Date: Sun, 11 May 2008 16:51:39 -0700 From: Bakul Shah <bakul@bitblocks.com> To: Juergen Lock <nox@jelal.kn-bremen.de> Cc: freebsd-emulation@freebsd.org Subject: Re: seems I finally found what upset kqemu on amd64 SMP... shared gdt! (please test new patch :) Message-ID: <20080511235139.C9ECD5B58@mail.bitblocks.com> In-Reply-To: Your message of "Sun, 11 May 2008 23:05:18 %2B0200." <20080511210518.GA46475@saturn.kn-bremen.de>
next in thread | previous in thread | raw e-mail | index | archive | help
On Sun, 11 May 2008 23:05:18 +0200 Juergen Lock <nox@jelal.kn-bremen.de> wrote: > > 4. "calcru: runtime went backwards from <t1> usec to <t2> for > > pid <pid> (<cmd>)" is back! > > Well, the clock never was very accurate thats true... Simulated time will be slower than the real time by some indeterminate amount but still all times ought to be monotonically increasing. > > Random thoughts: > > - If qemu is made scriptable we can automate a lot of > > testing.
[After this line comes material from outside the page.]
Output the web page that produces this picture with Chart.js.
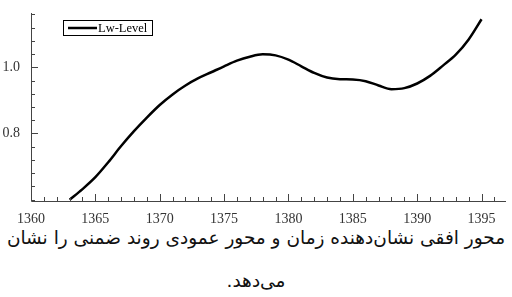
<!DOCTYPE html>
<html>
<head>
<meta charset="utf-8">
<script src="https://cdn.jsdelivr.net/npm/chart.js@4/dist/chart.umd.min.js"></script>
<style>
  html, body { margin: 0; padding: 0; background: #fff; width: 512px; height: 297px; overflow: hidden; }
  #wrap { position: absolute; left: 0; top: 0; width: 512px; height: 225px; }
  .cap { position: absolute; left: 0; width: 512px; text-align: center; direction: rtl;
         font-family: "DejaVu Sans", sans-serif; font-size: 18.5px; color: #111; white-space: nowrap; }
</style>
</head>
<body>
<div id="wrap"><canvas id="chart" width="512" height="225"></canvas></div>
<div class="cap" style="top:227px">محور افقی نشان‌دهنده زمان و محور عمودی روند ضمنی را نشان</div>
<div class="cap" style="top:270px">می‌دهد.</div>
<script>
const years = [1363, 1364, 1365, 1366, 1367, 1368, 1369, 1370, 1371, 1372, 1373, 1374, 1375, 1376, 1377, 1378, 1379,
               1380, 1381, 1382, 1383, 1384, 1385, 1386, 1387, 1388, 1389, 1390, 1391, 1392, 1393, 1394, 1395];
const level = [0.600, 0.632, 0.668, 0.713, 0.762, 0.807, 0.848, 0.886, 0.918, 0.945, 0.967, 0.985, 1.003, 1.020, 1.032, 1.039, 1.036,
               1.023, 1.003, 0.983, 0.969, 0.964, 0.963, 0.958, 0.945, 0.934, 0.937, 0.951, 0.974, 1.005, 1.038, 1.084, 1.145];
const xTicks = [1360, 1365, 1370, 1375, 1380, 1385, 1390, 1395];
const yTicks = [0.8, 1.0];
const seriesName = 'Lw-Level';

const axisColor = '#444';
const serif = '"Liberation Serif", "Times New Roman", serif';
const tickFont = { family: serif, size: 14 };

// inward tick marks + legend box
const decor = {
  id: 'decor',
  afterDraw(chart) {
    const c = chart.ctx, xs = chart.scales.x, ys = chart.scales.y, a = chart.chartArea;
    c.save();
    c.strokeStyle = axisColor;
    c.lineWidth = 1;
    c.beginPath();
    c.moveTo(a.left + 0.5, a.top);
    c.lineTo(a.left + 0.5, a.bottom + 0.5);
    c.lineTo(a.right, a.bottom + 0.5);
    for (let yr = 1360; yr <= xs.max; yr++) {
      const px = Math.round(xs.getPixelForValue(yr)) + 0.5;
      const len = yr % 5 === 0 ? 7 : 4;
      c.moveTo(px, a.bottom);
      c.lineTo(px, a.bottom - len);
    }
    for (let i = 0; ; i++) {
      const v = 0.6 + i * 0.04;
      if (v > ys.max) break;
      const py = Math.round(ys.getPixelForValue(v)) + 0.5;
      const major = Math.abs(v - 0.8) < 1e-6 || Math.abs(v - 1.0) < 1e-6;
      c.moveTo(a.left, py);
      c.lineTo(a.left + (major ? 7 : 4), py);
    }
    c.stroke();

    // legend
    const lx = 63, ly = 20, lw = 89, lh = 15;
    c.fillStyle = '#fff';
    c.fillRect(lx, ly, lw, lh);
    c.strokeStyle = '#000';
    c.strokeRect(lx + 0.5, ly + 0.5, lw, lh);
    c.lineWidth = 2.5;
    c.beginPath();
    c.moveTo(lx + 5, ly + 8);
    c.lineTo(lx + 34, ly + 8);
    c.stroke();
    c.fillStyle = '#000';
    c.font = '12.5px ' + serif;
    c.textBaseline = 'middle';
    c.fillText(seriesName, lx + 35, ly + 8.5);
    c.restore();
  }
};

function draw() {
  new Chart(document.getElementById('chart'), {
    type: 'line',
    data: {
      labels: years,
      datasets: [{
        label: seriesName,
        data: years.map((y, i) => ({ x: y, y: level[i] })),
        borderColor: '#000',
        borderWidth: 2.5,
        pointRadius: 0,
        fill: false,
        cubicInterpolationMode: 'monotone'
      }]
    },
    options: {
      responsive: false,
      animation: false,
      clip: false,
      layout: { padding: { top: 13, right: 6, left: 0, bottom: 0 } },
      plugins: { legend: { display: false }, tooltip: { enabled: false } },
      scales: {
        x: {
          type: 'linear',
          min: 1360,
          max: 1396.9,
          border: { display: false },
          grid: { display: false },
          afterBuildTicks: s => { s.ticks = xTicks.map(v => ({ value: v })); },
          afterFit: s => { s.height = 24; },
          ticks: { color: '#333', font: tickFont, padding: 2, maxRotation: 0, callback: v => String(v) }
        },
        y: {
          min: 0.596,
          max: 1.164,
          border: { display: false },
          grid: { display: false },
          afterBuildTicks: s => { s.ticks = yTicks.map(v => ({ value: v })); },
          afterFit: s => { s.width = 31; },
          ticks: { color: '#333', font: tickFont, padding: 3, callback: v => v.toFixed(1) }
        }
      }
    },
    plugins: [decor]
  });
}

document.fonts.load('14px "Liberation Serif"').then(draw, draw);
</script>
</body>
</html>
For qemu/kqemu and freebsd. > > > Hmm what exactly do you want to script there? I don't have an "exact" idea but lots of vague ideas that need fleshing out! Ideally, after every significant update, all the useful qemu options get automatically tested. For that you need to be able to control qemu's operation (and the guest OS!) and capture useful information in case of bugs or crashes. Right now you can emulate keyboard input via qemu's monitor interface but you don't know how the guest OS reacts to it. May be even snapshotting the console display to a .png file on certain conditions can be very useful. You want to be able run a test manually and create an automated script from it (e.g. when I run these set of things, this is what the screen looks like except for that rectangle in the bottom right corner!). And this has to happen relative to the qemu's virtual time. For testing a guest OS such as FreeBSD, one would like to bootstrap a freshly built kernel and run a variety automated tests against it. In case of the OS crashing you capture backtrace, save the memory image in a dump file and contiue testing. Doing this after a real machine crash is much more painful. With qemu (or vmware) you just start up a whole bunch of virtual machines (depending on available resources) and do testing in parallel. All testing is repetitious so it needs to be automated. > > - We need to add a section on qemu in the handbook. > > Hmmm... :) You just need to extend chapter 21 on Virtualization that already talks about vmware, parallels, xen and virual PC. :-)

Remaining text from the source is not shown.